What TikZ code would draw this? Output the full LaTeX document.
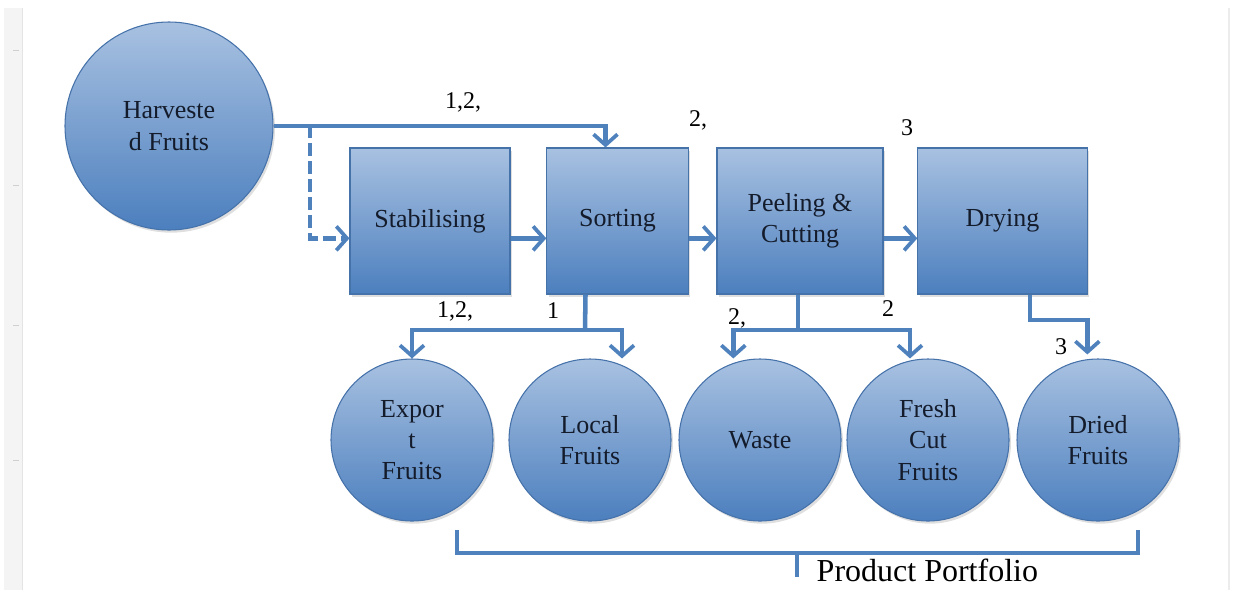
\documentclass[tikz,border=0pt]{standalone}
\usepackage{fontspec}
\setmainfont{Liberation Serif}
\usepackage{tikz}
\usetikzlibrary{arrows.meta,positioning,calc,shadows}
\definecolor{flowblue}{RGB}{79,129,189}
\definecolor{boxtop}{RGB}{168,193,225}
\definecolor{boxbottom}{RGB}{76,127,190}
\definecolor{boxedge}{RGB}{70,114,170}
\definecolor{textnavy}{RGB}{20,28,44}
\definecolor{rulergray}{RGB}{228,228,228}

\begin{document}
\begin{tikzpicture}[
      x=0.75pt,y=-0.75pt,
      node distance=0.28cm,
      stage/.style={
        draw=boxedge,
        line width=0.8pt,
        top color=boxtop,
        bottom color=boxbottom,
        drop shadow={opacity=0.25,shadow xshift=1.5pt,shadow yshift=-2pt},
        align=center,
        minimum height=109.5pt,
        text=textnavy,
        font=\fontsize{19.5}{23}\selectfont
      },
      product/.style={
        circle,
        draw=boxedge,
        line width=0.8pt,
        top color=boxtop,
        bottom color=boxbottom,
        drop shadow={opacity=0.25,shadow xshift=1.5pt,shadow yshift=-2pt},
        align=center,
        inner sep=0pt,
        minimum size=121.5pt,
        text=textnavy,
        font=\fontsize{19.5}{23.5}\selectfont
      },
      link/.style={line width=3.4pt,draw=flowblue,line cap=butt},
      flow/.style={link,-{Straight Barb[length=8pt,width=18pt,line width=2.8pt]}},
      tag/.style={font=\fontsize{18}{20}\selectfont,text=black}
    ]
      \useasboundingbox (0,0) rectangle (1234,590);
      % faint ruler strip on the left and page edge on the right
      \fill[rulergray!40] (4,8) rectangle (22,590);
      \draw[rulergray,line width=0.6pt] (22,8) -- (22,590);
      \foreach \t in {50,185,325,460} \draw[rulergray!80!gray] (13,\t) -- (19,\t);
      \draw[rulergray!70,line width=1pt] (1229,8) -- (1229,590);

      % source and processing stages
      \node[product,minimum size=156pt] (harvest) at (169,126) {Harveste\\d Fruits};
      \node[stage,minimum width=120pt] (stab) at (430,221) {Stabilising};
      \node[stage,minimum width=106pt] (sort) at (617.5,221) {Sorting};
      \node[stage,minimum width=124.5pt] (peel) at (800,221) {Peeling \&\\Cutting};
      \node[stage,minimum width=127pt] (dry) at (1002.5,221) {Drying};

      % products
      \node[product] (export) at (412,440) {Expor\\t\\Fruits};
      \node[product] (local) at (590,440) {Local\\Fruits};
      \node[product] (waste) at (760,440) {Waste};
      \node[product] (freshcut) at (928,440) {Fresh\\Cut\\Fruits};
      \node[product] (dried) at (1098,440) {Dried\\Fruits};

      % main line into sorting, dashed branch into stabilising
      \coordinate (split) at (310,125);
      \draw[flow] (harvest.east) -| ([xshift=-9pt]sort.north);
      \draw[flow,dashed,dash pattern=on 10pt off 3.5pt] (split) |- ([yshift=-13pt]stab.west);
      \draw[flow] ([yshift=-13pt]stab.east) -- ([yshift=-13pt]sort.west);
      \draw[flow] ([yshift=-13pt]sort.east) -- ([yshift=-13pt]peel.west);
      \draw[flow] ([yshift=-13pt]peel.east) -- ([yshift=-13pt]dry.west);

      % sorting outputs
      \coordinate (sortfork) at (585,330);
      \draw[link] ([xshift=-24pt]sort.south) -- (sortfork);
      \draw[flow] (sortfork) -| (export.north);
      \draw[flow] (sortfork) -| ([xshift=24pt]local.north);

      % peeling outputs
      \coordinate (peelfork) at (798,330);
      \draw[link] ([xshift=-1.5pt]peel.south) -- (peelfork);
      \draw[flow] (peelfork) -| ([xshift=-20pt]waste.north);
      \draw[flow] (peelfork) -| ([xshift=-13.5pt]freshcut.north);

      % drying output
      \draw[flow] ([xshift=20.6pt]dry.south) |- ([xshift=-8pt,yshift=29pt]dried.north) -- ([xshift=-8pt,yshift=3pt]dried.north);

      % route labels
      \node[tag] at (463,102) {1,2,};
      \node[tag] at (698,120) {2,};
      \node[tag] at (907,128) {3};
      \node[tag] at (455,311) {1,2,};
      \node[tag] at (553,311) {1};
      \node[tag] at (737,318) {2,};
      \node[tag] at (888,309) {2};
      \node[tag] at (1061,347) {3};

      % bracket over the product range
      \coordinate (brleft) at (457,530);
      \coordinate (brright) at (1138,530);
      \coordinate (brmid) at (797,553);
      \draw[link,line width=3pt] (brleft) |- (brright |- brmid) -- (brright);
      \draw[link,line width=3pt] (brmid) -- ++(0,24);
      \node[font=\fontsize{24}{26}\selectfont,anchor=west] (portfolio) at (812,570) {Product Portfolio};
    \end{tikzpicture}
\end{document}
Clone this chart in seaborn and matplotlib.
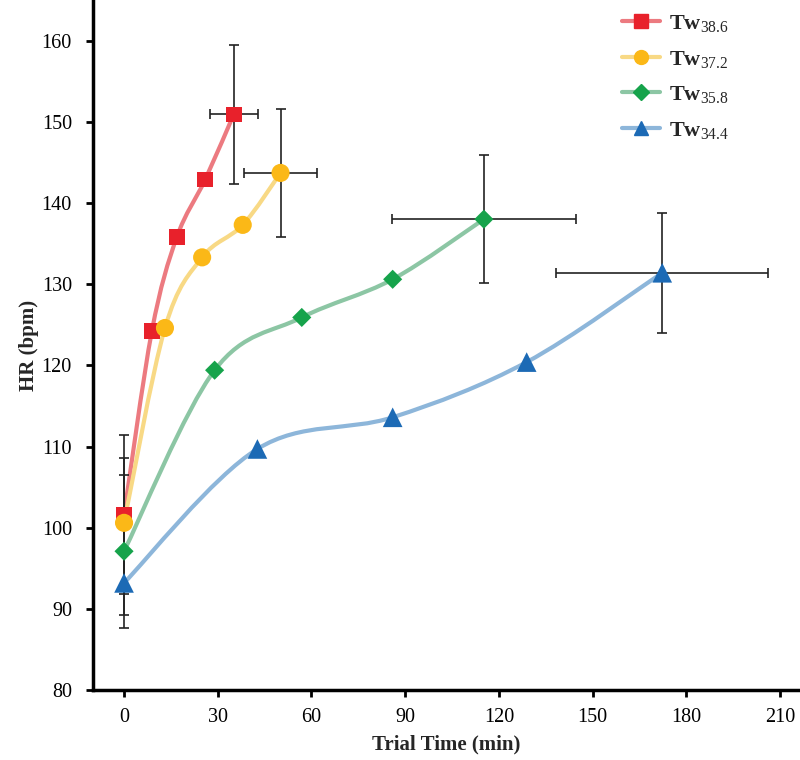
import numpy as np
import pandas as pd
import matplotlib
matplotlib.use('Agg')
import matplotlib.pyplot as plt
from matplotlib.path import Path
from matplotlib.patches import PathPatch
from matplotlib.lines import Line2D
import seaborn as sns

# Données
series = ['38.6', '37.2', '35.8', '34.4']

time_386 = [0, 8.9, 16.9, 26.0, 35.1]
hr_386 = [101.6, 124.2, 135.8, 142.9, 150.9]

time_372 = [0, 13.1, 25.0, 38.0, 50.1]
hr_372 = [100.6, 124.6, 133.3, 137.3, 143.7]

time_358 = [0, 29.0, 56.9, 86.0, 115.2]
hr_358 = [97.1, 119.4, 125.9, 130.6, 138.0]

time_344 = [0, 42.7, 86.0, 128.9, 172.3]
hr_344 = [93.2, 109.7, 113.6, 120.4, 131.4]

# Barres d'erreur (premier et dernier point)
yerr_first = [9.8, 8.0, 9.4, 4.0]
yerr_last = [8.6, 7.9, 7.9, 7.4]
xerr_last = [7.7, 11.6, 29.4, 33.9]

times = [time_386, time_372, time_358, time_344]
hrs = [hr_386, hr_372, hr_358, hr_344]

marker_colors = ['#E8212B', '#FBB817', '#16A34B', '#1C6AB5']
line_colors = ['#EC7A80', '#F8D985', '#8CC6A4', '#8DB6DA']
markers = ['s', 'o', 'D', '^']
sizes = [130, 170, 95, 200]

sns.set_style('ticks')
plt.rcParams['font.family'] = ['Liberation Serif', 'DejaVu Serif']
plt.rcParams['mathtext.fontset'] = 'custom'
plt.rcParams['mathtext.rm'] = 'Liberation Serif'
plt.rcParams['mathtext.default'] = 'rm'

rows = []
for s, t, h in zip(series, times, hrs):
    for a, b in zip(t, h):
        rows.append({'serie': s, 'time': a, 'hr': b})
df = pd.DataFrame(rows)


def smooth_path(x, y):
    # courbe lissée (Bézier type Catmull-Rom passant par les points)
    pts = np.column_stack([x, y]).astype(float)
    n = len(pts)
    verts = [pts[0]]
    codes = [Path.MOVETO]
    for i in range(n - 1):
        p0 = pts[i - 1] if i > 0 else pts[i]
        p1, p2 = pts[i], pts[i + 1]
        p3 = pts[i + 2] if i + 2 < n else pts[i + 1]
        verts += [p1 + (p2 - p0) / 6, p2 - (p3 - p1) / 6, p2]
        codes += [Path.CURVE4] * 3
    return Path(verts, codes)


fig = plt.figure(figsize=(8, 7.6), dpi=100)
ax = fig.add_axes([0.116, 0.092, 0.884, 0.908])

for i in range(4):
    ax.add_patch(PathPatch(smooth_path(times[i], hrs[i]), fill=False,
                           edgecolor=line_colors[i], lw=3, zorder=2,
                           capstyle='round'))
    t, h = times[i], hrs[i]
    ax.errorbar([t[0]], [h[0]], yerr=[yerr_first[i]], fmt='none',
                ecolor='#222222', elinewidth=1.2, capsize=3.5, capthick=1.2,
                zorder=3)
    ax.errorbar([t[-1]], [h[-1]], yerr=[yerr_last[i]], xerr=[xerr_last[i]],
                fmt='none', ecolor='#222222', elinewidth=1.2, capsize=3.5,
                capthick=1.2, zorder=3)

for i, s in enumerate(series):
    sub = df[df['serie'] == s]
    sns.scatterplot(data=sub, x='time', y='hr', marker=markers[i],
                    color=marker_colors[i], s=sizes[i], edgecolor='none',
                    linewidth=0, zorder=4, ax=ax, legend=False)

ax.set_xlim(-10, 216.4)
ax.set_ylim(80, 165)
ax.set_xticks(range(0, 211, 30))
ax.set_yticks(range(80, 161, 10))
ax.tick_params(axis='both', labelsize=14.5, width=2, length=5, direction='out',
               colors='black')
ax.tick_params(axis='y', pad=10)
ax.tick_params(axis='x', pad=8)
ax.set_xlabel('Trial Time (min)', fontsize=15, fontweight='bold', labelpad=5)
ax.set_ylabel('HR (bpm)', fontsize=15, fontweight='bold', labelpad=2)
for side in ['left', 'bottom']:
    ax.spines[side].set_linewidth(2.5)
    ax.spines[side].set_color('black')
sns.despine(ax=ax)

handles = []
for i, s in enumerate(series):
    handles.append(Line2D([], [], color=line_colors[i], lw=3,
                          marker=markers[i], markersize=10 if i != 2 else 8,
                          markerfacecolor=marker_colors[i],
                          markeredgecolor=marker_colors[i]))
labels = [r'Tw$_{%s}$' % s for s in series]
leg = fig.legend(handles, labels, loc='upper left',
                 bbox_to_anchor=(0.777, 0.983), bbox_transform=fig.transFigure,
                 frameon=False, handlelength=1.75, handletextpad=0.4,
                 labelspacing=0.66, borderpad=0, borderaxespad=0,
                 prop={'family': 'Liberation Serif', 'weight': 'bold', 'size': 16})

fig.savefig('out.png', dpi=100)
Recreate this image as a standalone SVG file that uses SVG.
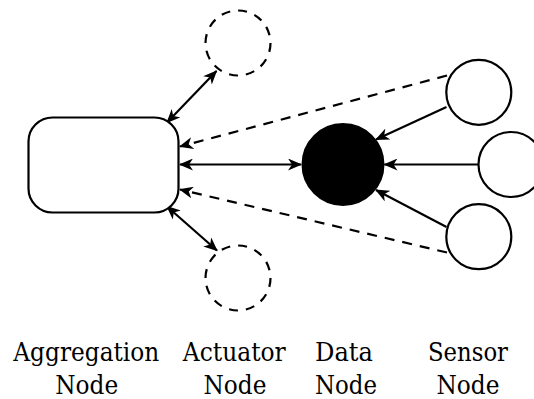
<svg xmlns="http://www.w3.org/2000/svg" width="534" height="399" viewBox="0 0 534 399">
  <style>
    .edge { fill: none; stroke: #000; stroke-width: 2.2; }
    .dash { stroke-dasharray: 10 8; }
    .node { fill: #fff; stroke: #000; stroke-width: 2.2; }
    .ghost { fill: none; stroke: #000; stroke-width: 2.2; stroke-dasharray: 9 8; }
    .data { fill: #000; stroke: #000; stroke-width: 2; }
    .label { font-size: 26px; fill: #000; text-anchor: middle; }
  </style>
  <defs>
    <marker id="head" markerUnits="userSpaceOnUse" markerWidth="14" markerHeight="12" viewBox="0 0 14 12" refX="13" refY="6" orient="auto-start-reverse">
      <path d="M0,0 L14,6 L0,12 L4,6 z" fill="#000"/>
    </marker>
  </defs>

  <g id="connectors">
    <!-- actuator links -->
    <line class="edge" x1="216.5" y1="71" x2="167" y2="122.5" marker-start="url(#head)" marker-end="url(#head)"/>
    <line class="edge" x1="167" y1="206.5" x2="217" y2="250.5" marker-start="url(#head)" marker-end="url(#head)"/>
    <!-- data link -->
    <line class="edge" x1="180" y1="164.5" x2="301" y2="164.5" marker-start="url(#head)" marker-end="url(#head)"/>
    <!-- sensor to aggregation (dashed) -->
    <line class="edge dash" x1="447" y1="75.5" x2="180" y2="146.5" marker-end="url(#head)"/>
    <line class="edge dash" x1="447" y1="252.5" x2="180" y2="189.5" marker-end="url(#head)"/>
    <!-- sensor to data -->
    <line class="edge" x1="446.5" y1="107" x2="376" y2="139.5" marker-end="url(#head)"/>
    <line class="edge" x1="478" y1="164.5" x2="384.5" y2="164.5" marker-end="url(#head)"/>
    <line class="edge" x1="446.5" y1="227" x2="376" y2="190" marker-end="url(#head)"/>
  </g>

  <g id="aggregation-node">
    <rect class="node" x="28.5" y="117.5" width="150" height="95" rx="24" ry="24"/>
  </g>
  <g id="actuator-node-top">
    <circle class="ghost" cx="238" cy="43" r="32.5"/>
  </g>
  <g id="actuator-node-bottom">
    <circle class="ghost" cx="238" cy="278" r="32.5"/>
  </g>
  <g id="data-node">
    <circle class="data" cx="343" cy="164.5" r="40.5"/>
  </g>
  <g id="sensor-node-top">
    <circle class="node" cx="478.8" cy="92.3" r="32.5"/>
  </g>
  <g id="sensor-node-middle">
    <circle class="node" cx="511" cy="164.5" r="32.5"/>
  </g>
  <g id="sensor-node-bottom">
    <circle class="node" cx="478.8" cy="236.7" r="32.5"/>
  </g>

  <g id="labels" font-family="'DejaVu Serif', serif">
    <text class="label" x="86.3" y="361" textLength="146" lengthAdjust="spacingAndGlyphs">Aggregation</text>
    <text class="label" x="86.7" y="393.5" textLength="63" lengthAdjust="spacingAndGlyphs">Node</text>
    <text class="label" x="234.3" y="361" textLength="103" lengthAdjust="spacingAndGlyphs">Actuator</text>
    <text class="label" x="235" y="393.5" textLength="63" lengthAdjust="spacingAndGlyphs">Node</text>
    <text class="label" x="344" y="361" textLength="58" lengthAdjust="spacingAndGlyphs">Data</text>
    <text class="label" x="346" y="393.5" textLength="62" lengthAdjust="spacingAndGlyphs">Node</text>
    <text class="label" x="468" y="361" textLength="80" lengthAdjust="spacingAndGlyphs">Sensor</text>
    <text class="label" x="468" y="393.5" textLength="63" lengthAdjust="spacingAndGlyphs">Node</text>
  </g>
</svg>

───

◆ **Prompt**
Give back exactly the lines from the one containing "Clone this chart in seaborn and matplotlib." to the one containing "hr_372 = [100.6, 124.6, 133.3, 137.3, 143.7]", both included, and no pictures.

◆ **Reply to the task**
Clone this chart in seaborn and matplotlib.
import numpy as np
import pandas as pd
import matplotlib
matplotlib.use('Agg')
import matplotlib.pyplot as plt
from matplotlib.path import Path
from matplotlib.patches import PathPatch
from matplotlib.lines import Line2D
import seaborn as sns

# Données
series = ['38.6', '37.2', '35.8', '34.4']

time_386 = [0, 8.9, 16.9, 26.0, 35.1]
hr_386 = [101.6, 124.2, 135.8, 142.9, 150.9]

time_372 = [0, 13.1, 25.0, 38.0, 50.1]
hr_372 = [100.6, 124.6, 133.3, 137.3, 143.7]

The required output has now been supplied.